SUPPLIED MATERIAL →
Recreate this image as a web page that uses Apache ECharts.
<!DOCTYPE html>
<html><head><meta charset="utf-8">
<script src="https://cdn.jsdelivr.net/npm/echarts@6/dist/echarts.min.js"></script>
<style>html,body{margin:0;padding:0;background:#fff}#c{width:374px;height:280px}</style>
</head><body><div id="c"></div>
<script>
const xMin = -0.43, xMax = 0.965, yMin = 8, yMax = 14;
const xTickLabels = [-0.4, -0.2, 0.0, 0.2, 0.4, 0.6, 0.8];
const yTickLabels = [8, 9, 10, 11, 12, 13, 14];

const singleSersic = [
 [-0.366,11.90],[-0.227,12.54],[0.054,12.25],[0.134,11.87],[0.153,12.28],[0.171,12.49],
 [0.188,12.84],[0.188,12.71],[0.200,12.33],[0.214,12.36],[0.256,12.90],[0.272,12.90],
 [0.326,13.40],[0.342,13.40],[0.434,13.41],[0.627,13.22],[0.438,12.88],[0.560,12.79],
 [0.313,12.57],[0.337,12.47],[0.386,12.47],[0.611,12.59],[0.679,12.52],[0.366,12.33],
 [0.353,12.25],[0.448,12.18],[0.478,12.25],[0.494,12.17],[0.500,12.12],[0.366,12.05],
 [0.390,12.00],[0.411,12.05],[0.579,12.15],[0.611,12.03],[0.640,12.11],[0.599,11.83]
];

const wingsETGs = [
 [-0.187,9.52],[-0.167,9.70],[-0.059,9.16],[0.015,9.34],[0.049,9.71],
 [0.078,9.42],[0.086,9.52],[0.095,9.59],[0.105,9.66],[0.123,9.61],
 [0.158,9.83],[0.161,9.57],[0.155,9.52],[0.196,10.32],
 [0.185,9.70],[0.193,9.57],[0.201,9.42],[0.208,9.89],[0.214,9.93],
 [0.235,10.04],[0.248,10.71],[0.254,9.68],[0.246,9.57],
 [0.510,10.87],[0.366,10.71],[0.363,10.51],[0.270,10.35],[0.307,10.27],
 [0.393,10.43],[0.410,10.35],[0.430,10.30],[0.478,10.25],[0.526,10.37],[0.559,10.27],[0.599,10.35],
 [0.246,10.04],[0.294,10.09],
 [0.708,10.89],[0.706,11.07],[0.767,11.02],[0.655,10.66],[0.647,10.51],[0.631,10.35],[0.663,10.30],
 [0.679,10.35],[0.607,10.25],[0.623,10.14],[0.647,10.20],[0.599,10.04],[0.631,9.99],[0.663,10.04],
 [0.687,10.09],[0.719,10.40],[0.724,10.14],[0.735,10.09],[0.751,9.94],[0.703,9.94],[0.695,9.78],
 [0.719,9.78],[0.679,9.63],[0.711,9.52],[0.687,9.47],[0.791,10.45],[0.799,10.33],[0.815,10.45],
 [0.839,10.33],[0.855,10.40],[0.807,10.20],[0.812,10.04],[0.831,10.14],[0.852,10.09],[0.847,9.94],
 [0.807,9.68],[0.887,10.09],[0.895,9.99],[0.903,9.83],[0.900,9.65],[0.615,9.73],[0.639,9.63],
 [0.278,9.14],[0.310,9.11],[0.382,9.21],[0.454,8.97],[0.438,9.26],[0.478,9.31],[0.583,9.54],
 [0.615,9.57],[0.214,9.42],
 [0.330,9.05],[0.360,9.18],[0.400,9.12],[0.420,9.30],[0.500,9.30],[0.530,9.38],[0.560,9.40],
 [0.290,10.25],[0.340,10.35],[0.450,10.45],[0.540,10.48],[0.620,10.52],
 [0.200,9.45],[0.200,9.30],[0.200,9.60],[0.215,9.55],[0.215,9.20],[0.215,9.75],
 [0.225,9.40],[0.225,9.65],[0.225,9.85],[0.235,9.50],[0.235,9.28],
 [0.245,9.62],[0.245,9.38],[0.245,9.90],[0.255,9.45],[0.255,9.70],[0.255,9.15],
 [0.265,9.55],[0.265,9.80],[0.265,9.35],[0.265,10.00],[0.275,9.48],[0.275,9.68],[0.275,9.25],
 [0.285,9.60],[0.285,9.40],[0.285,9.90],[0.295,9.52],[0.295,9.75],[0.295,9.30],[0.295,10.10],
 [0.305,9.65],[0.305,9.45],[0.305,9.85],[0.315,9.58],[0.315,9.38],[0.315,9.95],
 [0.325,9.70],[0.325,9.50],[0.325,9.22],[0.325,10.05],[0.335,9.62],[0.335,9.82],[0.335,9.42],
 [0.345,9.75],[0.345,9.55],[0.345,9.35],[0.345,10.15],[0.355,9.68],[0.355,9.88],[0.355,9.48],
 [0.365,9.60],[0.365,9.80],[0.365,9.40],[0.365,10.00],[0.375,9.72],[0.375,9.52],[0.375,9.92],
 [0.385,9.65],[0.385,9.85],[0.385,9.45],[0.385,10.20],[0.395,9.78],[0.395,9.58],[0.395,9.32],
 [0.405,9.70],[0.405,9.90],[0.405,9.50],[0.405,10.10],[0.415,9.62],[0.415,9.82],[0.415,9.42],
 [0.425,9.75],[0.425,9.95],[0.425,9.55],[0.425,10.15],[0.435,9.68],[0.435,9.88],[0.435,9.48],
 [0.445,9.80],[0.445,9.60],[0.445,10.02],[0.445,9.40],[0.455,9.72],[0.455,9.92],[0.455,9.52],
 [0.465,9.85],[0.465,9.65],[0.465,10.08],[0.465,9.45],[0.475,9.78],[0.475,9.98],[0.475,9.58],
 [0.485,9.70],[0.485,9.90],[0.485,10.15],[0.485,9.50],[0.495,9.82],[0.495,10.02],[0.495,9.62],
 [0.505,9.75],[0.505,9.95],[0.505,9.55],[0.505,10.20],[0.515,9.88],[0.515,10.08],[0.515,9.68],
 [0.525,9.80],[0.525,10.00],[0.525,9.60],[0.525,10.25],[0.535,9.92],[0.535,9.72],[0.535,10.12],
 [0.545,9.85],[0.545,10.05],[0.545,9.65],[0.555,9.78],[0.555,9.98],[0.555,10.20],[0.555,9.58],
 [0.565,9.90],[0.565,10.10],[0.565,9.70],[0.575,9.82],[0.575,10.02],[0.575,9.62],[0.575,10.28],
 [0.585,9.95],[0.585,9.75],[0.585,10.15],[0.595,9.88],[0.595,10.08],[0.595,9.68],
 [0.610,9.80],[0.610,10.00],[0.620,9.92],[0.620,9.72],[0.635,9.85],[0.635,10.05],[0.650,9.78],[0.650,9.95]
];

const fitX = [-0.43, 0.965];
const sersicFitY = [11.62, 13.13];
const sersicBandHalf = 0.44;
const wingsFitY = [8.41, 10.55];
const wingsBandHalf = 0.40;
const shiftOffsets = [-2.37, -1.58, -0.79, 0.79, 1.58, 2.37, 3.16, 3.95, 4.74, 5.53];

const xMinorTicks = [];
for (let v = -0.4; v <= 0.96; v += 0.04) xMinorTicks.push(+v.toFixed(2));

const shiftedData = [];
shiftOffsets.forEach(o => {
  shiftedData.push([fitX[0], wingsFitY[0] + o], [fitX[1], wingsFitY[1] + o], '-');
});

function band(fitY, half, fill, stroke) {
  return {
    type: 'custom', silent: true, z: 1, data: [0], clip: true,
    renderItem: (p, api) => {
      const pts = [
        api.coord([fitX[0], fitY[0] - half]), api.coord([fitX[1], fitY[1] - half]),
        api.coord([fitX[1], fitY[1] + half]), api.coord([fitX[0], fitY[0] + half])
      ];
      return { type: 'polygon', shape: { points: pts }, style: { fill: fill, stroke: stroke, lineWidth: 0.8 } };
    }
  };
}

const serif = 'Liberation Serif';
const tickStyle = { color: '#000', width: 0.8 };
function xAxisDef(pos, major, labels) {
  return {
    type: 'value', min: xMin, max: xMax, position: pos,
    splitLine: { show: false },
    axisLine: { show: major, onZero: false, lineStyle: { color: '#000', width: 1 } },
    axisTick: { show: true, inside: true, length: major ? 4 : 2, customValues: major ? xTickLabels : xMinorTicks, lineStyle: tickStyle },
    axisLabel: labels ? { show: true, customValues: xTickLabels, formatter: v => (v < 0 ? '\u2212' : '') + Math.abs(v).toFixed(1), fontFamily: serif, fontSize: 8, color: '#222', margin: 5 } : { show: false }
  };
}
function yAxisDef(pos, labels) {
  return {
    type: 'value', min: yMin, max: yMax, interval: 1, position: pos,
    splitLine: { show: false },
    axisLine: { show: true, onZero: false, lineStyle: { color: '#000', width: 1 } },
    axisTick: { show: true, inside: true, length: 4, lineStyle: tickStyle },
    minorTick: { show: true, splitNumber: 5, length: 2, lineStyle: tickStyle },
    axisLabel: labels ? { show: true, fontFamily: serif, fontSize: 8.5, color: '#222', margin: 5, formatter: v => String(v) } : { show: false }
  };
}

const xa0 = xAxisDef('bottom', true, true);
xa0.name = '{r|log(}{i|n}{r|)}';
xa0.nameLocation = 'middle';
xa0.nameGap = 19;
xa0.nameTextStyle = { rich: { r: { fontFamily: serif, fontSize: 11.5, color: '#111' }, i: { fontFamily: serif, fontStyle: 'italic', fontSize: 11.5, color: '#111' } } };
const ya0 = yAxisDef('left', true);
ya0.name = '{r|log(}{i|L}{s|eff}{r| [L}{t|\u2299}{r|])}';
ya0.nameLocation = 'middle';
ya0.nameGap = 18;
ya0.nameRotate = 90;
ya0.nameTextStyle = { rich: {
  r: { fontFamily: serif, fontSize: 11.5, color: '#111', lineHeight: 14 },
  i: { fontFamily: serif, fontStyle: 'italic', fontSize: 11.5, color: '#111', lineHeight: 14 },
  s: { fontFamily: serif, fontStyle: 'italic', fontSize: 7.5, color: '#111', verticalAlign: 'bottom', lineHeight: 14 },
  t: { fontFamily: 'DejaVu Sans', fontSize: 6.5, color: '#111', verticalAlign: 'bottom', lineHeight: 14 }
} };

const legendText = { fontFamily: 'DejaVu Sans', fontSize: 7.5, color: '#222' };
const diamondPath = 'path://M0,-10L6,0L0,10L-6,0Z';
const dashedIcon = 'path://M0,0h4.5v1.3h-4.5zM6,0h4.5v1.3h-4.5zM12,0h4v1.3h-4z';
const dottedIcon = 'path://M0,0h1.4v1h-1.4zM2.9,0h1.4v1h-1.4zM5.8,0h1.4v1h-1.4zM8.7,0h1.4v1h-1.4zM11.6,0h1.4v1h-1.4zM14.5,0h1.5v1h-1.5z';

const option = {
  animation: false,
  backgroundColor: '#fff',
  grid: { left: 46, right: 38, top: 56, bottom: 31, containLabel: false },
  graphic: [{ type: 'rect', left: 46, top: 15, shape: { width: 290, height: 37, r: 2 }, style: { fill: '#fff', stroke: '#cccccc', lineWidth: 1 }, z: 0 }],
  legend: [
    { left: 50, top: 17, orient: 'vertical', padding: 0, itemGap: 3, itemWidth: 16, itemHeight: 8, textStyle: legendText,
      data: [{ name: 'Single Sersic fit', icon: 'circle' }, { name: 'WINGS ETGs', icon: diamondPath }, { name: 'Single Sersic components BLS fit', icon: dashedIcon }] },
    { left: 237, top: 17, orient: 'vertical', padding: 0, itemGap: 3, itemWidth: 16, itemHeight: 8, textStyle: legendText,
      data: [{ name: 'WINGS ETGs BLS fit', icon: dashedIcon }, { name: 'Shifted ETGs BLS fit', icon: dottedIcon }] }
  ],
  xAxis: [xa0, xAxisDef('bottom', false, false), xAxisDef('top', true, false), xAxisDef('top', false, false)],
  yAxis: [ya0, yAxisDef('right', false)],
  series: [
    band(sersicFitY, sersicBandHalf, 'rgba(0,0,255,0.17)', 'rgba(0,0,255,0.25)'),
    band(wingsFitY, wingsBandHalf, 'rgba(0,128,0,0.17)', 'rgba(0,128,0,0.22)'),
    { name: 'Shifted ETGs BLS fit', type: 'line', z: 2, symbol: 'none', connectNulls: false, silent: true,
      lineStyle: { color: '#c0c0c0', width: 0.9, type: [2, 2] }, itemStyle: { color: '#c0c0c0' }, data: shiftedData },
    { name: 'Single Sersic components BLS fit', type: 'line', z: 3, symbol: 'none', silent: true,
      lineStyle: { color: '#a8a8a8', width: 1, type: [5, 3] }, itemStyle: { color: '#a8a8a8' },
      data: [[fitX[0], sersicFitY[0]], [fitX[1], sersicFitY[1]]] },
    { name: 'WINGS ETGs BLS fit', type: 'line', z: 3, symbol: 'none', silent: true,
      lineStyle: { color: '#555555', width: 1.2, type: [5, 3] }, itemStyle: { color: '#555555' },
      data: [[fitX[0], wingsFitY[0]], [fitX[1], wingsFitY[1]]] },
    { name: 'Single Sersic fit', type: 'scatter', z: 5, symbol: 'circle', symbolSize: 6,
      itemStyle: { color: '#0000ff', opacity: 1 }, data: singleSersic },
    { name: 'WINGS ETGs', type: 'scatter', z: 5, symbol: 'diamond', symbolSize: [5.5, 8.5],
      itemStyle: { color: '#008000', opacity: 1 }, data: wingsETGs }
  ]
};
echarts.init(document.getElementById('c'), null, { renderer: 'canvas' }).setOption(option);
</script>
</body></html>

WHAT IS EXPECTED → Extract the lines above, from the first one through the one containing "const yTickLabels = [8, 9, 10, 11, 12, 13, 14];", and return only those, unchanged.

RESPONSE TO THIS TASK →
Recreate this image as a web page that uses Apache ECharts.
<!DOCTYPE html>
<html><head><meta charset="utf-8">
<script src="https://cdn.jsdelivr.net/npm/echarts@6/dist/echarts.min.js"></script>
<style>html,body{margin:0;padding:0;background:#fff}#c{width:374px;height:280px}</style>
</head><body><div id="c"></div>
<script>
const xMin = -0.43, xMax = 0.965, yMin = 8, yMax = 14;
const xTickLabels = [-0.4, -0.2, 0.0, 0.2, 0.4, 0.6, 0.8];
const yTickLabels = [8, 9, 10, 11, 12, 13, 14];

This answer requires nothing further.